**What is expected**: Select every line containing the word "chart" from the material, and copy those lines.

**Dataset section**:
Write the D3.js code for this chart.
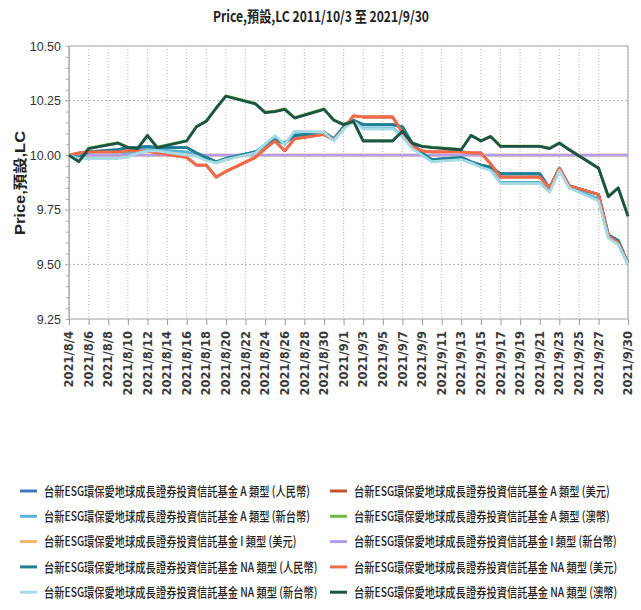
<!DOCTYPE html>
<html>
<head>
<meta charset="utf-8">
<script src="https://cdn.jsdelivr.net/npm/d3@7"></script>
<style>
  body { margin: 0; background: #fff; }
  svg { display: block; }
</style>
</head>
<body>
<div id="chart"></div>
<script>
// trading days shown on the chart
const dates = [
    "2021-08-04", "2021-08-05", "2021-08-06", "2021-08-09", "2021-08-10", "2021-08-11", "2021-08-12", "2021-08-13",
    "2021-08-16", "2021-08-17", "2021-08-18", "2021-08-19", "2021-08-20", "2021-08-23", "2021-08-24", "2021-08-25",
    "2021-08-26", "2021-08-27", "2021-08-30", "2021-08-31", "2021-09-01", "2021-09-02", "2021-09-03", "2021-09-06",
    "2021-09-07", "2021-09-08", "2021-09-09", "2021-09-10", "2021-09-13", "2021-09-14", "2021-09-15", "2021-09-16",
    "2021-09-17", "2021-09-20", "2021-09-21", "2021-09-22", "2021-09-23", "2021-09-24", "2021-09-27", "2021-09-28",
    "2021-09-29", "2021-09-30"
];

const aCny = [10.00, 9.99, 10.015, 10.025, 10.035, 10.035, 10.04, 10.035, 10.035, 10.01, 9.99, 9.97, 9.985, 10.015, 10.04, 10.07, 10.055, 10.09, 10.105, 10.075, 10.13, 10.16, 10.14, 10.14, 10.13, 10.055, 10.01, 9.98, 9.99, 9.97, 9.955, 9.945, 9.915, 9.915, 9.915, 9.85, 9.94, 9.86, 9.82, 9.635, 9.61, 9.505];
const aUsd = [10.00, 10.01, 10.015, 10.015, 10.02, 10.02, 10.02, 10.01, 9.99, 9.955, 9.955, 9.90, 9.925, 9.99, 10.03, 10.065, 10.02, 10.075, 10.095, 10.07, 10.12, 10.18, 10.175, 10.175, 10.105, 10.04, 10.02, 10.015, 10.015, 10.01, 10.01, 9.96, 9.90, 9.90, 9.90, 9.85, 9.94, 9.86, 9.82, 9.63, 9.60, 9.505];
const aTwd = [10.00, 9.99, 10.00, 10.00, 10.01, 10.02, 10.03, 10.025, 10.015, 10.00, 9.98, 9.965, 9.98, 10.015, 10.05, 10.085, 10.05, 10.105, 10.105, 10.07, 10.125, 10.155, 10.125, 10.125, 10.09, 10.035, 10.00, 9.975, 9.985, 9.965, 9.95, 9.935, 9.875, 9.875, 9.875, 9.835, 9.93, 9.855, 9.80, 9.625, 9.595, 9.50];
const aAud = [10.00, 9.972, 10.032, 10.057, 10.037, 10.032, 10.092, 10.037, 10.067, 10.132, 10.157, 10.217, 10.272, 10.237, 10.197, 10.202, 10.212, 10.172, 10.212, 10.162, 10.142, 10.157, 10.067, 10.067, 10.112, 10.057, 10.042, 10.037, 10.027, 10.092, 10.067, 10.087, 10.042, 10.042, 10.042, 10.032, 10.057, 10.027, 9.942, 9.812, 9.852, 9.722];
const iUsd = [10.00, 10.00, 10.00, 10.00, 10.00, 10.00, 10.00, 10.00, 10.00, 10.00, 10.00, 10.00, 10.00, 10.00, 10.00, 10.00, 10.00, 10.00, 10.00, 10.00, 10.00, 10.00, 10.00, 10.00, 10.00, 10.00, 10.00, 10.00, 10.00, 10.00, 10.00, 10.00, 10.00, 10.00, 10.00, 10.00, 10.00, 10.00, 10.00, 10.00, 10.00, 10.00];
const iTwd = [10.00, 10.00, 10.00, 10.00, 10.00, 10.00, 10.00, 10.00, 10.00, 10.00, 10.00, 10.00, 10.00, 10.00, 10.00, 10.00, 10.00, 10.00, 10.00, 10.00, 10.00, 10.00, 10.00, 10.00, 10.00, 10.00, 10.00, 10.00, 10.00, 10.00, 10.00, 10.00, 10.00, 10.00, 10.00, 10.00, 10.00, 10.00, 10.00, 10.00, 10.00, 10.00];
const naCny = [10.00, 9.99, 10.015, 10.025, 10.035, 10.035, 10.04, 10.035, 10.035, 10.01, 9.99, 9.97, 9.985, 10.015, 10.04, 10.07, 10.055, 10.09, 10.105, 10.075, 10.13, 10.16, 10.14, 10.14, 10.13, 10.055, 10.01, 9.98, 9.99, 9.97, 9.955, 9.945, 9.915, 9.915, 9.915, 9.85, 9.94, 9.86, 9.82, 9.635, 9.61, 9.505];
const naUsd = [10.00, 10.01, 10.015, 10.015, 10.02, 10.02, 10.02, 10.01, 9.99, 9.955, 9.955, 9.90, 9.925, 9.99, 10.03, 10.065, 10.02, 10.075, 10.095, 10.07, 10.12, 10.18, 10.175, 10.175, 10.105, 10.04, 10.02, 10.015, 10.015, 10.01, 10.01, 9.96, 9.90, 9.90, 9.90, 9.85, 9.94, 9.86, 9.82, 9.63, 9.60, 9.505];
const naTwd = [10.00, 9.985, 9.985, 9.985, 9.99, 10.01, 10.02, 10.02, 10.00, 9.995, 9.975, 9.965, 9.98, 10.01, 10.05, 10.09, 10.05, 10.11, 10.105, 10.065, 10.12, 10.155, 10.12, 10.12, 10.085, 10.03, 10.00, 9.97, 9.98, 9.965, 9.945, 9.93, 9.87, 9.87, 9.87, 9.83, 9.93, 9.85, 9.79, 9.62, 9.59, 9.50];
const naAud = [10.00, 9.97, 10.03, 10.055, 10.035, 10.03, 10.09, 10.035, 10.065, 10.13, 10.155, 10.215, 10.27, 10.235, 10.195, 10.20, 10.21, 10.17, 10.21, 10.16, 10.14, 10.155, 10.065, 10.065, 10.11, 10.055, 10.04, 10.035, 10.025, 10.09, 10.065, 10.085, 10.04, 10.04, 10.04, 10.03, 10.055, 10.025, 9.94, 9.81, 9.85, 9.72];

const seriesNames = [
    "台新ESG環保愛地球成長證券投資信託基金 A 類型 (人民幣)",
    "台新ESG環保愛地球成長證券投資信託基金 A 類型 (美元)",
    "台新ESG環保愛地球成長證券投資信託基金 A 類型 (新台幣)",
    "台新ESG環保愛地球成長證券投資信託基金 A 類型 (澳幣)",
    "台新ESG環保愛地球成長證券投資信託基金 I 類型 (美元)",
    "台新ESG環保愛地球成長證券投資信託基金 I 類型 (新台幣)",
    "台新ESG環保愛地球成長證券投資信託基金 NA 類型 (人民幣)",
    "台新ESG環保愛地球成長證券投資信託基金 NA 類型 (美元)",
    "台新ESG環保愛地球成長證券投資信託基金 NA 類型 (新台幣)",
    "台新ESG環保愛地球成長證券投資信託基金 NA 類型 (澳幣)"
];
const seriesValues = [aCny, aUsd, aTwd, aAud, iUsd, iTwd, naCny, naUsd, naTwd, naAud];

const xTickLabels = [
    "2021/8/4", "2021/8/6", "2021/8/8", "2021/8/10", "2021/8/12", "2021/8/14", "2021/8/16", "2021/8/18",
    "2021/8/20", "2021/8/22", "2021/8/24", "2021/8/26", "2021/8/28", "2021/8/30", "2021/9/1", "2021/9/3",
    "2021/9/5", "2021/9/7", "2021/9/9", "2021/9/11", "2021/9/13", "2021/9/15", "2021/9/17", "2021/9/19",
    "2021/9/21", "2021/9/23", "2021/9/25", "2021/9/27", "2021/9/30"
];
const yTicks = [9.25, 9.50, 9.75, 10.00, 10.25, 10.50];

const colors = ["#4472c4", "#c4502c", "#57b4d4", "#6fb84a", "#f4b66c", "#b49de8",
    "#1f8093", "#f26a48", "#a7dbe4", "#1e5446"];

const W = 641, H = 610;
const plot = {left: 69, right: 628, top: 46, bottom: 319};

const parseDay = d3.timeParse("%Y-%m-%d");
const parseTick = d3.timeParse("%Y/%m/%d");

const svg = d3.select("#chart")
    .append("svg")
    .attr("width", W)
    .attr("height", H);

let x = d3.scaleTime()
    .domain([parseDay(dates[0]), parseDay(dates[dates.length - 1])])
    .range([plot.left, plot.right]);
let y = d3.scaleLinear().domain([9.25, 10.5]).range([plot.bottom, plot.top]);

const xTickDates = xTickLabels.map(function (s) { return parseTick(s); });

// title
svg.append("text")
    .attr("x", 321)
    .attr("y", 22)
    .attr("text-anchor", "middle")
    .attr("textLength", 216)
    .attr("lengthAdjust", "spacingAndGlyphs")
    .style("font-family", "'Noto Sans CJK TC', 'Liberation Sans', sans-serif")
    .style("font-weight", "bold")
    .style("font-size", "15px")
    .style("fill", "#222")
    .text("Price,預設,LC 2011/10/3 至 2021/9/30");

// grid
const grid = svg.append("g").attr("class", "grid");
grid.selectAll(".vgrid")
    .data(xTickDates)
    .enter()
    .append("line")
    .attr("x1", function (d) { return x(d); })
    .attr("x2", function (d) { return x(d); })
    .attr("y1", plot.top)
    .attr("y2", plot.bottom)
    .attr("stroke", "#b5b5b5")
    .attr("stroke-width", 1)
    .attr("stroke-dasharray", "1,2");

grid.selectAll(".hgrid")
    .data(yTicks.slice(1, -1))
    .enter()
    .append("line")
    .attr("x1", plot.left - 4)
    .attr("x2", plot.right)
    .attr("y1", function (d) { return y(d); })
    .attr("y2", function (d) { return y(d); })
    .attr("stroke", "#b5b5b5")
    .attr("stroke-width", 1)
    .attr("stroke-dasharray", "2,2");

svg.append("rect")
    .attr("x", plot.left)
    .attr("y", plot.top)
    .attr("width", plot.right - plot.left)
    .attr("height", plot.bottom - plot.top)
    .attr("fill", "none")
    .attr("stroke", "#b0b0b0")
    .attr("stroke-width", 1.2);

// y axis with minor ticks
const yAxis = svg.append("g")
    .attr("transform", "translate(" + plot.left + ",0)")
    .call(d3.axisLeft(y)
        .tickValues(d3.range(9.25, 10.5001, 0.05))
        .tickSize(3)
        .tickFormat(""));
yAxis.select(".domain").attr("stroke", "#b0b0b0");
yAxis.selectAll(".tick line").attr("stroke", "#aaa");

svg.append("g")
    .selectAll("text")
    .data(yTicks)
    .enter()
    .append("text")
    .attr("x", plot.left - 8)
    .attr("y", function (d) { return y(d); })
    .attr("dy", "0.36em")
    .attr("text-anchor", "end")
    .style("font-family", "'Liberation Sans', sans-serif")
    .style("font-size", "12.5px")
    .style("fill", "#333")
    .text(function (d) { return d3.format(".2f")(d); });

// y label
svg.append("text")
    .attr("transform", "translate(25,183) rotate(-90)")
    .attr("text-anchor", "middle")
    .attr("textLength", 104)
    .attr("lengthAdjust", "spacingAndGlyphs")
    .style("font-family", "'Liberation Sans', 'Noto Sans CJK TC', sans-serif")
    .style("font-weight", "bold")
    .style("font-size", "14px")
    .style("fill", "#222")
    .text("Price,預設,LC");

// x axis
const xAxis = svg.append("g")
    .attr("transform", "translate(0," + plot.bottom + ")")
    .call(d3.axisBottom(x)
        .tickValues(xTickDates)
        .tickSize(6)
        .tickFormat(""));
xAxis.select(".domain").remove();
xAxis.selectAll(".tick line").attr("stroke", "#999");

svg.append("g")
    .selectAll("text")
    .data(xTickDates)
    .enter()
    .append("text")
    .attr("transform", function (d) { return "translate(" + x(d) + "," + (plot.bottom + 12) + ") rotate(-90)"; })
    .attr("dy", "0.36em")
    .attr("text-anchor", "end")
    .style("font-family", "'DejaVu Sans', sans-serif")
    .style("font-weight", "bold")
    .style("font-size", "11.5px")
    .style("fill", "#3a3a3a")
    .text(function (d, i) { return xTickLabels[i]; });

// lines
const valueline = d3.line()
    .x(function (d) { return x(d.key); })
    .y(function (d) { return y(d.value); });

const series = seriesValues.map(function (vals, i) {
    return {
        name: seriesNames[i],
        color: colors[i],
        values: vals.map(function (v, j) { return {key: parseDay(dates[j]), value: v}; })
    };
});

svg.append("g")
    .selectAll(".line")
    .data(series)
    .enter()
    .append("path")
    .attr("class", "line")
    .attr("d", function (d) { return valueline(d.values); })
    .attr("fill", "none")
    .attr("stroke", function (d) { return d.color; })
    .attr("stroke-width", 2.8)
    .attr("stroke-linejoin", "round");

// legend
const legend = svg.append("g");
const items = legend.selectAll(".item")
    .data(series)
    .enter()
    .append("g")
    .attr("class", "item")
    .attr("transform", function (d, i) {
        const col = i % 2, row = Math.floor(i / 2);
        return "translate(" + (col === 0 ? 20 : 330) + "," + (491 + row * 25.3) + ")";
    });

items.append("line")
    .attr("x1", 0)
    .attr("x2", 17)
    .attr("y1", 0)
    .attr("y2", 0)
    .attr("stroke", function (d) { return d.color; })
    .attr("stroke-width", 3);

const legendText = items.append("text")
    .attr("x", 0)
    .attr("y", 0)
    .attr("dy", "0.36em")
    .style("font-family", "'Noto Sans CJK TC', sans-serif")
    .style("font-weight", "500")
    .style("font-size", "13px")
    .style("fill", "#222")
    .text(function (d) { return d.name; });

// squeeze legend text to the narrow look of the original
const natural = legendText.node().getComputedTextLength();
const sx = 266 / natural;
legendText.attr("transform", "translate(24,0) scale(" + sx + ",1)");
</script>
</body>
</html>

**In response**:
Write the D3.js code for this chart.
<div id="chart"></div>
// trading days shown on the chart
const svg = d3.select("#chart")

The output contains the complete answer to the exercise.